More bodies are expected to be pulled from the rubble and many survivors have complained of receiving little help.
"The earthquake destroyed our houses, but now the government's slow response is killing us," Moosa Kaleem, a local resident in the town of Ziarat, said.
"We cannot spend another night in this chilly weather, especially the kids."
According to an AFP correspondent in Wam, one of the worst-hit villages, emergency tents had not arrived by Thursday morning, and villagers had been forced to sleep in the ruined shells of their homes overnight.
They had spent the previous day in a desperate search for loved ones or burying the dead in mass graves.
Al Jazeera's Imran Khan, reporting from the Pakistani city of Quetta, said: "This is is a city gripped by fear and perhaps its citizens have a very right to be [afraid].
The last earthquake here was in 1935, and it killed 30,000 people. It is commemorated in Baluchi folklore and memorials.
"This latest earthquake has triggered fears of a mssa devasation and some residents of the city have deiciced that it is safer despite the bitter cold to sleep outisde than [it is] to sleep inside."
Meanwhile, the Pakistan Meteorological Department said it had recorded more than 250 aftershocks.
They also said that more are likely to be felt into next week but of decreasing magnitude.
"It is a complete emergency here. Nobody has anything to eat and drink," Dilawar Kakar, the mayor of Ziarat, said.

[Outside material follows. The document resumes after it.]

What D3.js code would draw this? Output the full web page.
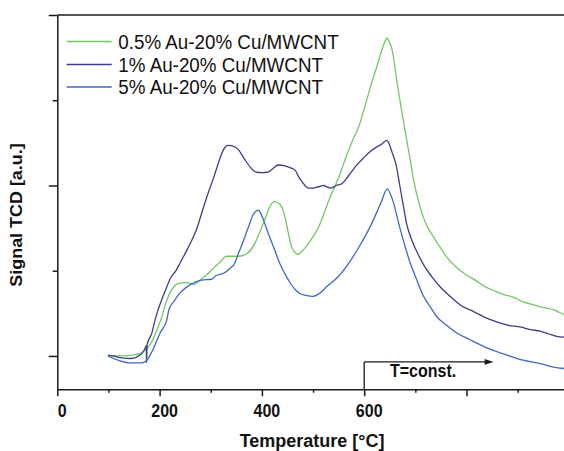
<!DOCTYPE html>
<html>
<head>
<meta charset="utf-8">
<script src="https://cdn.jsdelivr.net/npm/d3@7"></script>
<style>
body { margin: 0; background: #fff; }
svg { display: block; font-family: "Liberation Sans", Arial, sans-serif; }
</style>
</head>
<body>
<svg width="564" height="451"></svg>
<script>
// **** Data ****
var seriesNames = ["0.5% Au-20% Cu/MWCNT", "1% Au-20% Cu/MWCNT", "5% Au-20% Cu/MWCNT"];
var seriesColors = ["#72c763", "#3d3d8c", "#3e68c9"];

var tempGreen = [99,112,123,133,145,158,168,181,191,197,204,212,222,233,245,254,268,279,292,305,318,331,343,354,364,373,387,395,403,410,416,425,435,442,447,452,458,464,470,477,486,500,510,517,533,542,553,563,579,590,600,611,619,626,633,640,644,649,655,664,672,683,690,697,706,716,725,735,748,760,780,800,817,837,856,873,891,908,925,943,957,971,982,995];
var sigGreen  = [0.00,0.00,0.00,0.00,0.01,0.02,0.05,0.13,0.25,0.34,0.45,0.62,0.76,0.84,0.86,0.86,0.84,0.89,0.95,1.03,1.10,1.17,1.17,1.17,1.18,1.21,1.33,1.44,1.56,1.67,1.76,1.81,1.78,1.70,1.58,1.43,1.28,1.22,1.19,1.22,1.28,1.40,1.50,1.60,1.86,1.98,2.14,2.31,2.55,2.70,2.90,3.13,3.29,3.42,3.56,3.68,3.73,3.69,3.58,3.22,2.92,2.54,2.30,2.05,1.82,1.62,1.50,1.40,1.28,1.17,1.04,0.95,0.89,0.81,0.76,0.72,0.69,0.64,0.61,0.58,0.56,0.54,0.51,0.48];

var tempDark = [99,110,123,145,162,170,174,174.5,175.5,185,191,197,212,222,233,240,254,272,285,296,305,317,325,334,345,354,366,378,387,400,413,422,432,445,455,465,472,479,491,500,507,514,521,528,535,545,556,570,584,598,612,624,633,644,650,655,662,669,676,683,693,704,718,732,750,768,790,814,837,859,882,905,925,944,960,976,995];
var sigDark  = [0.01,0.00,-0.02,-0.03,0.01,0.07,0.12,-0.08,0.13,0.27,0.42,0.54,0.78,0.92,1.01,1.09,1.25,1.48,1.73,1.93,2.08,2.30,2.42,2.47,2.46,2.42,2.31,2.21,2.16,2.15,2.16,2.20,2.24,2.23,2.21,2.18,2.10,2.04,1.97,1.97,1.98,1.99,2.00,1.98,1.97,2.00,2.02,2.12,2.23,2.32,2.40,2.45,2.48,2.53,2.47,2.38,2.25,2.02,1.78,1.55,1.36,1.21,1.05,0.93,0.80,0.70,0.59,0.52,0.45,0.40,0.36,0.34,0.31,0.29,0.26,0.23,0.22];

var tempBlue = [99,119,142,165,175,185,201,214,218,229,240,261,282,302,310,325,338,347,352,360,373,383,389,393,398,404,410,416,424,432,440,448,456,465,475,486,500,514,528,549,570,591,612,633,645,655,669,690,703,716,732,742,761,781,807,846,879,911,944,970,995];
var sigBlue  = [0.00,-0.05,-0.08,-0.08,-0.05,0.05,0.27,0.42,0.54,0.65,0.74,0.84,0.89,0.90,0.94,0.97,1.03,1.09,1.17,1.29,1.50,1.66,1.70,1.71,1.67,1.58,1.48,1.38,1.26,1.13,1.02,0.93,0.85,0.78,0.73,0.71,0.70,0.74,0.82,0.93,1.09,1.29,1.52,1.80,1.96,1.84,1.52,1.09,0.89,0.70,0.55,0.46,0.36,0.27,0.19,0.08,0.01,-0.05,-0.09,-0.13,-0.15];

var xTicks = [0,100,200,300,400,500,600,700,800,900,1000];
var xTickLabels = ["0","200","400","600"];
var yTicks = [0,1,2,3,4];

var allTemps = [tempGreen, tempDark, tempBlue];
var allSigs = [sigGreen, sigDark, sigBlue];

// the original figure is a bit stretched vertically, so texts get this
var stretch = 'scale(1,1.1)';

// **** Scales and axes ****
var x = d3.scaleLinear().domain([0,1000]).range([57.3,568.8]);
var y = d3.scaleLinear().domain([-0.39,4]).range([389.2,15]);

var svg = d3.select('svg');

var xAxis = svg.append('g').attr('class', 'x axis')
    .attr('transform', 'translate(0,' + y(-0.39) + ')')
    .call(d3.axisBottom(x).tickValues(xTicks).tickSizeOuter(0)
        .tickFormat(function(d){ return xTickLabels.indexOf(String(d)) >= 0 ? d : ""; }));
xAxis.selectAll('.tick line').attr('y2', function(d){ return d % 200 == 0 ? 7 : 3.5; });
xAxis.selectAll('.tick text')
    .attr('y', 13.6).attr('dx', 4.5)
    .attr('transform', stretch)
    .style('font-size', '16px').style('font-weight', 'bold').attr('fill', '#111');

var yAxis = svg.append('g').attr('class', 'y axis')
    .attr('transform', 'translate(' + x(0) + ',0)')
    .call(d3.axisLeft(y).tickValues(yTicks).tickSizeOuter(0).tickFormat(""));
yAxis.selectAll('.tick line').attr('x2', function(d){ return d % 2 == 0 ? -8.5 : -4.6; });

svg.selectAll('.axis path, .axis line')
    .attr('stroke', '#1a1a1a').attr('stroke-width', 1.5);

// top frame line
svg.append('line')
    .attr('x1', x(0)).attr('x2', 564)
    .attr('y1', y(4)).attr('y2', y(4))
    .attr('stroke', '#1a1a1a').attr('stroke-width', 1.5);

svg.append('text')
    .attr('transform', 'translate(21.5,215) ' + stretch + ' rotate(-90)')
    .attr('text-anchor', 'middle')
    .style('font-size', '16.3px').style('font-weight', 'bold')
    .attr('fill', '#111')
    .text('Signal TCD [a.u.]');

svg.append('text')
    .attr('transform', 'translate(312,447) scale(1,1.05)')
    .attr('text-anchor', 'middle')
    .style('font-size', '18px').style('font-weight', 'bold')
    .attr('fill', '#111')
    .text('Temperature [°C]');

// **** Curves ****
var line = d3.line()
    .x(function(d){ return x(d[0]); })
    .y(function(d){ return y(d[1]); })
    .curve(d3.curveMonotoneX);

for (var i = 0; i < 3; i++) {
    var pts = allTemps[i].map(function(t, j){ return [t, allSigs[i][j]]; });
    svg.append('path')
        .datum(pts)
        .attr('d', line)
        .attr('fill', 'none')
        .attr('stroke', seriesColors[i])
        .attr('stroke-width', 1.3);
}

// **** T=const. annotation ****
var arrowY = y(-0.07);
svg.append('line')
    .attr('x1', x(600)).attr('x2', x(600))
    .attr('y1', y(-0.39)).attr('y2', arrowY)
    .attr('stroke', '#1a1a1a').attr('stroke-width', 1.3);
svg.append('line')
    .attr('x1', x(600)).attr('x2', x(846))
    .attr('y1', arrowY).attr('y2', arrowY)
    .attr('stroke', '#1a1a1a').attr('stroke-width', 1.3);
svg.append('path')
    .attr('d', 'M' + x(853) + ',' + arrowY + 'l-9,-2.8v5.6z')
    .attr('fill', '#1a1a1a');
svg.append('text')
    .attr('transform', 'translate(390,377.3) ' + stretch)
    .style('font-size', '16px').style('font-weight', 'bold')
    .attr('fill', '#111')
    .text('T=const.');

// **** Legend ****
var legendY = [41.5, 64.5, 87];
var legend = svg.selectAll('.legend')
    .data(seriesNames)
    .enter()
    .append('g')
    .attr('class', 'legend')
    .attr('transform', function(d, i){ return 'translate(0,' + legendY[i] + ')'; });
legend.append('line')
    .attr('x1', 66.7).attr('x2', 111.7)
    .attr('stroke', function(d, i){ return seriesColors[i]; })
    .attr('stroke-width', 1.3);
legend.append('text')
    .attr('transform', 'translate(118.3,0) ' + stretch)
    .attr('dy', '0.36em')
    .style('font-size', '18.8px')
    .attr('fill', '#111')
    .text(function(d){ return d; });
</script>
</body>
</html>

"We need a lot of resources to reconstruct, and stabilise these trauma stricken people."
The UN World Food Programme pledged to supply emergency rations to those displaced by the disaster for two months, while the International Committee of the Red Cross was distributing some 2,500 tents.
In the hillside town of Kawas, soldiers handed out blankets, tents and sleeping bags to a crowd of 500 people and helped load two dozen trucks with supplies destined for other areas.
In the capital Islamabad, Farooq Ahmad Khan, chairman of the National Disaster Management Authority, said Pakistan had not issued an appeal for foreign assistance, but any help would be accepted.